Kawasaki, Japan, April 01, 2013
Fujitsu Laboratories Limited today announced the development of high-speed data processing technology that enables the timely utilization of big data, which is ever-expanding on account of such sources as social media. This development opens up new potential applications for e-commerce and other businesses.
Fujitsu Laboratories has tackled the problem of conducting real-time analysis of huge volumes of data, increasing overall system speed by a factor of five. Servers may be constantly becoming more technically advanced, but real-time analysis of big data has remained problematic without system-wide performance improvements. Fujitsu Laboratories' insight was to closely link data-analysis software running on a server and the data-management software that handles the data-storage process, then to vary the volume of data being processed at any one time in response to the frequency of processing requests from the data-analysis side. The result is the ability to execute quick analysis even when there is a sharp increase in server access.
An example of a real-world application of this technology could be the distribution of information to multiple users on a moving train. Based on the train's location obtained from the locational information on the mobile devices of the train's passengers, this technology could quickly offer any number of users information that they would find useful, such as a list of nearby shops or restaurants that have been trending for the past several minutes.
Background
Social media is generating enormous volumes of data, and real-world time-series data from sensors and locational information is continuously increasing. More than just data storage, it is important that big data undergo a variety of analyses to quickly extract any valuable information.
A typical example of big data use is recommendation analysis that estimates a person's next action based on social-media data or purchasing history. The process of tracing the connection between data elements contained in the flood of incoming messages, however, is hampered by the fact that the volume of data results and intermediate data of ongoing analysis is too large to be stored in memory.
Figure 1. Background to development and positioning of newly developed technology
Technological Issues
To handle a volume of data that cannot be contained in memory, a hard drive needs to be used as a storage device. The best way to make the most of the hard drive's performance is to continuously record large units of data, but if the unit is too big, performance declines and processing times lengthen. Conversely, when recording small units of data, there is an increase in disk access as data arrives with a higher frequency which diminishes performance. The ideal read/write unit is dictated by the frequency with which data arrives, so different conditions will result in different levels of efficiency and performance.
About the Technology
Fujitsu Laboratories has developed a technology that increases overall system performance by creating a close link between the data-analysis software running on the server and the data-management software that handles the data-storage process, then varying the volume of data being processed at any one time in response to the frequency of processing requests from the data-analysis side. Even when there is a sharp increase in people accessing the server, high-speed analyses can still be performed. Key features of this technology are as follows (Figure 2).

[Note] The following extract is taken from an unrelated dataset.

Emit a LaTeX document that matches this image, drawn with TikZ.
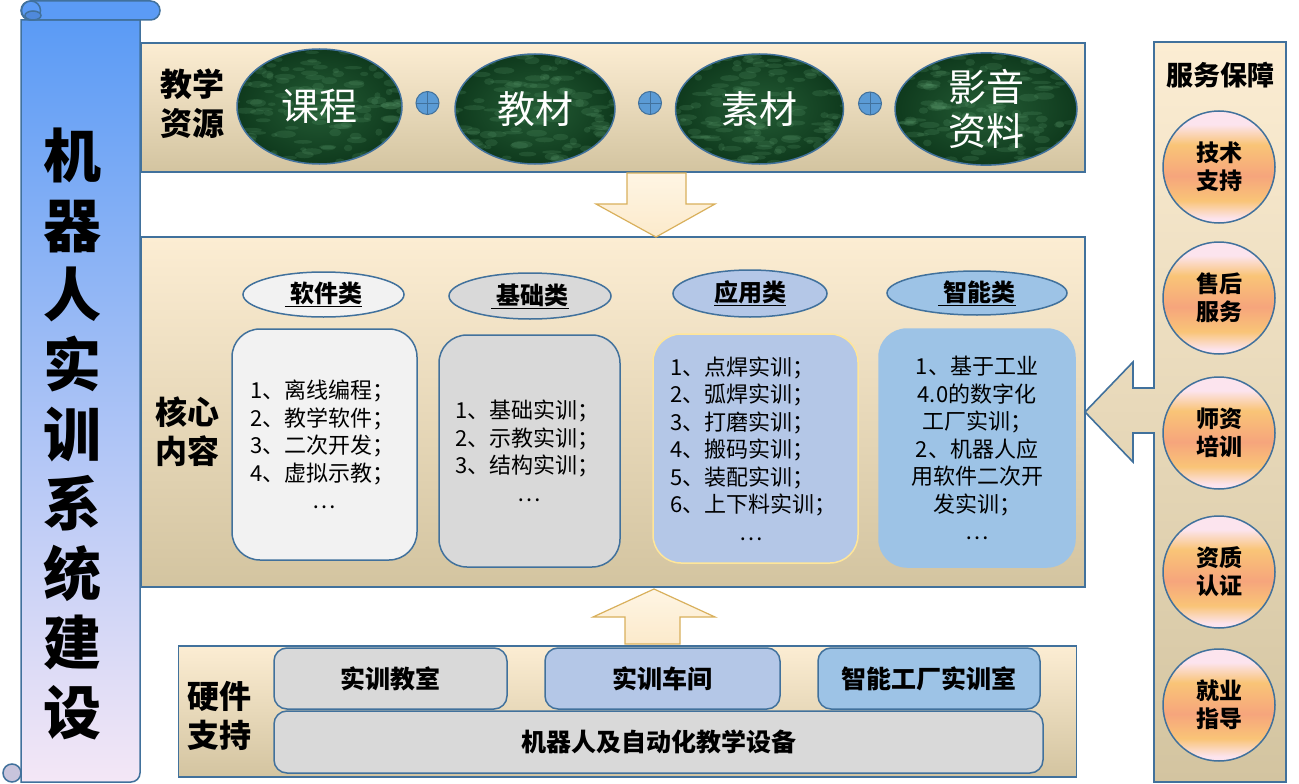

1. Data read/write in bulk
When reading data, the data-management software reads not only the data requested by the data-analysis side but also other data that is laid out nearby on the hard drive. The data-analysis software then selects and uses the necessary parts of this data. Likewise, when writing data, the data-analysis software specifies data that is not necessary and passes it to the data-management side, which then takes the bulk of data it receives and deploys it on the disk as near as the physical layout makes possible.
Performing read/write operations in larger bulks reduces the number of disk accesses and increases the system's overall throughput.
2. Dynamically adjusts the size of bulk read/write
To process as much as possible at one time, the data-analysis software reads more data than is needed, then the needed data is selected for processing. The ideal size for a bulk read will vary depending on conditions, so the system monitors the volume of arriving data and the pace of analysis to decide the size for bulk read/writes, making automatic adjustments for the best performance.
Figure 2. Rationale behind newly developed technology
This technology results in throughput five times faster than previously possible (Figure 3). This enables events transpiring minutes before to be reflected in analytic results, delivering valuable information quickly.
Figure 3. Impact of technology
Results
This technology can be used to distribute information to multiple users on a moving train based on the train's location, such as updated information on nearby sites or events of interest or trendy restaurants. In e-commerce, were a website to experience a sharp increase in the number of users accessing it before Christmas, it could still remain highly responsive. Performing big data analysis in real-time opens up new potential applications and business uses.
Future Plans
Fujitsu Laboratories will move forward in applying the technology to a variety of analysis applications and conduct verification testing with the aim of bringing it into commercial use in fiscal 2014.